Why do mathematicians continue to proffer and accept this courtesy, when it increases their own mental load and makes their own work more opaque?
The worst answer I can imagine is the one Pope Gregory VII gave for refusing to let the Holy Scripture be translated out of Latin: “... [I]f it were plainly apparent to all men, perchance it would be little esteemed and be subject to disrespect; or it might be falsely understood by those of mediocre learning, and lead to error.” The memory-intensive naming schemes in modern math may have the result of boxing out the laymen, but we must hope the priests of the academy are not doing it on purpose.
A more sympathetic answer would be that mathematicians want the glory of seeing their names outlive themselves as a reward for the long, solitary hours they labor to produce their results. In law or in medicine, research has a practical object, often with money attached. Can we count on the pleasure of finding things out to sustain work in pure math, if we eliminate this appeal to the ego?

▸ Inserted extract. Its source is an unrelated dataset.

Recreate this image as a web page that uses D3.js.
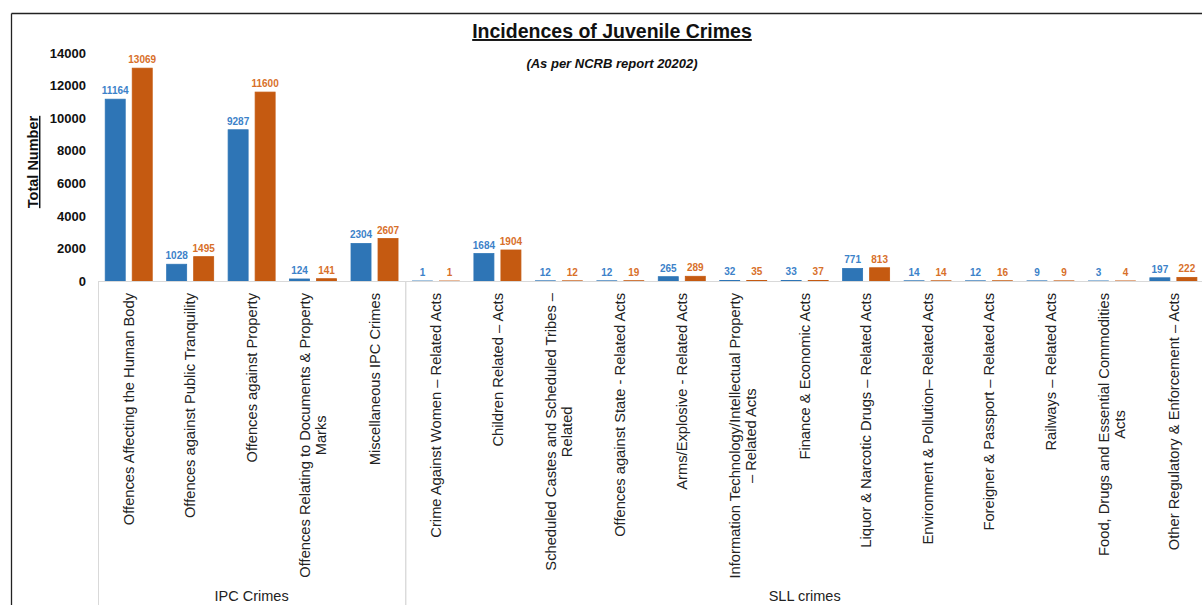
<!DOCTYPE html>
<html><head><meta charset="utf-8">
<script src="https://cdn.jsdelivr.net/npm/d3@7"></script>
<style>
html,body{margin:0;padding:0;background:#fff;}
svg{display:block;font-family:"Liberation Sans",Arial,Helvetica,sans-serif;}
</style></head>
<body>
<script>
// ---- data ----
const groups = ["IPC Crimes", "SLL crimes"];
const categories = [
  "Offences Affecting the Human Body",
  "Offences against Public Tranquility",
  "Offences against Property",
  "Offences Relating to Documents & Property Marks",
  "Miscellaneous IPC Crimes",
  "Crime Against Women – Related Acts",
  "Children Related – Acts",
  "Scheduled Castes and Scheduled Tribes – Related",
  "Offences against State - Related Acts",
  "Arms/Explosive - Related Acts",
  "Information Technology/Intellectual Property – Related Acts",
  "Finance & Economic Acts",
  "Liquor & Narcotic Drugs – Related Acts",
  "Environment & Pollution– Related Acts",
  "Foreigner & Passport – Related Acts",
  "Railways – Related Acts",
  "Food, Drugs and Essential Commodities Acts",
  "Other Regulatory & Enforcement – Acts"
];
const categoryLines = [
  ["Offences Affecting the Human Body"],
  ["Offences against Public Tranquility"],
  ["Offences against Property"],
  ["Offences Relating to Documents & Property", "Marks"],
  ["Miscellaneous IPC Crimes"],
  ["Crime Against Women – Related Acts"],
  ["Children Related – Acts"],
  ["Scheduled Castes and Scheduled Tribes –", "Related"],
  ["Offences against State - Related Acts"],
  ["Arms/Explosive - Related Acts"],
  ["Information Technology/Intellectual Property", "– Related Acts"],
  ["Finance & Economic Acts"],
  ["Liquor & Narcotic Drugs – Related Acts"],
  ["Environment & Pollution– Related Acts"],
  ["Foreigner & Passport – Related Acts"],
  ["Railways – Related Acts"],
  ["Food, Drugs and Essential Commodities", "Acts"],
  ["Other Regulatory & Enforcement – Acts"]
];
const categoryGroup = [0,0,0,0,0,1,1,1,1,1,1,1,1,1,1,1,1,1];
const seriesNames = ["Cases Registered", "Juveniles Apprehended"];
const casesRegistered = [11164, 1028, 9287, 124, 2304, 1, 1684, 12, 12, 265, 32, 33, 771, 14, 12, 9, 3, 197];
const juvenilesApprehended = [13069, 1495, 11600, 141, 2607, 1, 1904, 12, 19, 289, 35, 37, 813, 14, 16, 9, 4, 222];
const yTicks = [0, 2000, 4000, 6000, 8000, 10000, 12000, 14000];

// ---- styles ----
const barColors = ["#2E75B6", "#C55A11"];
const labelColors = ["#3C82C9", "#D8702A"];

const W = 1202, H = 605;
const svg = d3.select("body").append("svg").attr("width", W).attr("height", H);

// frame
svg.append("line").attr("x1", 11.5).attr("x2", W).attr("y1", 13.5).attr("y2", 13.5)
  .attr("stroke", "#222").attr("stroke-width", 1.3);
svg.append("line").attr("x1", 11.5).attr("x2", 11.5).attr("y1", 13.5).attr("y2", H)
  .attr("stroke", "#222").attr("stroke-width", 1.3);

const x0 = 98, step = 61.45;
const x = d3.scaleBand().domain(categories).range([x0, x0 + step * categories.length]).padding(0);
const xs = d3.scaleBand().domain(seriesNames).range([0, x.bandwidth()]).paddingInner(0.259).paddingOuter(0.267);
const y = d3.scaleLinear().domain([0, 14000]).range([281, 53]);

// title
svg.append("text").attr("x", 612).attr("y", 38).attr("text-anchor", "middle")
  .attr("font-size", 19.5).attr("font-weight", "bold").attr("fill", "#111")
  .attr("text-decoration", "underline").text("Incidences of Juvenile Crimes");
svg.append("text").attr("x", 612).attr("y", 68).attr("text-anchor", "middle")
  .attr("font-size", 13).attr("font-weight", "bold").attr("font-style", "italic").attr("fill", "#111")
  .text("(As per NCRB report 20202)");

// y axis title
svg.append("text").attr("transform", "translate(38,162) rotate(-90)").attr("text-anchor", "middle")
  .attr("font-size", 14.5).attr("font-weight", "bold").attr("fill", "#111")
  .attr("text-decoration", "underline").text("Total Number");

// y axis (labels only)
const yAxis = d3.axisLeft(y).tickValues(yTicks).tickSize(0).tickPadding(0).tickFormat(d3.format("d"));
const gy = svg.append("g").attr("transform", "translate(86,0)").call(yAxis);
gy.select(".domain").remove();
gy.selectAll("text").attr("font-size", 13).attr("font-weight", "bold").attr("fill", "#111")
  .attr("font-family", "Liberation Sans, Arial, sans-serif");

// bars
const seriesData = [casesRegistered, juvenilesApprehended];
seriesData.forEach((vals, si) => {
  const g = svg.append("g");
  g.selectAll("rect").data(vals).join("rect")
    .attr("x", (d, i) => x(categories[i]) + xs(seriesNames[si]))
    .attr("y", d => y(d))
    .attr("width", xs.bandwidth())
    .attr("height", d => y(0) - y(d))
    .attr("fill", barColors[si])
    .attr("stroke", barColors[si]).attr("stroke-width", 0.8);
  g.selectAll("text").data(vals).join("text")
    .attr("x", (d, i) => x(categories[i]) + xs(seriesNames[si]) + xs.bandwidth() / 2)
    .attr("y", d => y(d) - 5)
    .attr("text-anchor", "middle").attr("font-size", 10).attr("font-weight", "bold")
    .attr("fill", labelColors[si]).text(d => d);
});

// x axis line
svg.append("line").attr("x1", x0).attr("x2", x0 + step * categories.length)
  .attr("y1", 281.5).attr("y2", 281.5).attr("stroke", "#d9d9d9").attr("stroke-width", 1);

// group separators and group labels
const groupBounds = groups.map((g, gi) => {
  const idx = categoryGroup.map((v, i) => v === gi ? i : -1).filter(i => i >= 0);
  return [x(categories[idx[0]]), x(categories[idx[idx.length - 1]]) + x.bandwidth()];
});
groupBounds.forEach(([a, b], gi) => {
  svg.append("line").attr("x1", a + 0.5).attr("x2", a + 0.5).attr("y1", 281).attr("y2", H)
    .attr("stroke", "#d9d9d9").attr("stroke-width", 1);
  svg.append("line").attr("x1", b + 0.5).attr("x2", b + 0.5).attr("y1", 281).attr("y2", H)
    .attr("stroke", "#d9d9d9").attr("stroke-width", 1);
  svg.append("text").attr("x", (a + b) / 2).attr("y", 601).attr("text-anchor", "middle")
    .attr("font-size", 14.5).attr("fill", "#222").text(groups[gi]);
});

// category labels (rotated)
const labelTop = 293, lineH = 16, catFont = 14.7;
categories.forEach((c, i) => {
  const cx = x(c) + x.bandwidth() / 2;
  const lines = categoryLines[i];
  const g = svg.append("g");
  const texts = lines.map((ln, li) => g.append("text").attr("font-size", catFont).attr("fill", "#222").text(ln));
  const maxW = d3.max(texts, t => t.node().getComputedTextLength());
  const n = lines.length;
  texts.forEach((t, li) => {
    const off = (li - (n - 1) / 2) * lineH;
    t.attr("text-anchor", "middle").attr("dy", "0.35em")
      .attr("transform", `translate(${cx + off},${labelTop + maxW / 2}) rotate(-90)`);
  });
});
</script>
</body></html>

I hold out the hope that research culture would be better off without it. One of the most compelling reasons Grisha Perelman gave for refusing his Fields Medal and his Millennium Prize was the unfairness of singling out one person as the progenitor of a 100-page proof, which necessarily represents a stitching together of many people’s breakthroughs, made over many decades of work. Changing the name scheme of modern math might imply a change in motive force, but if that change discouraged some people, it might welcome others in.
Laura Ball is a journalist-in-residence at the Kavli Institute for Theoretical Physics, a Thiel Fellow, and an alumna of the Math Prize for Girls program. She spent the last two years researching computational morality at Mila, the Quebec AI Institute.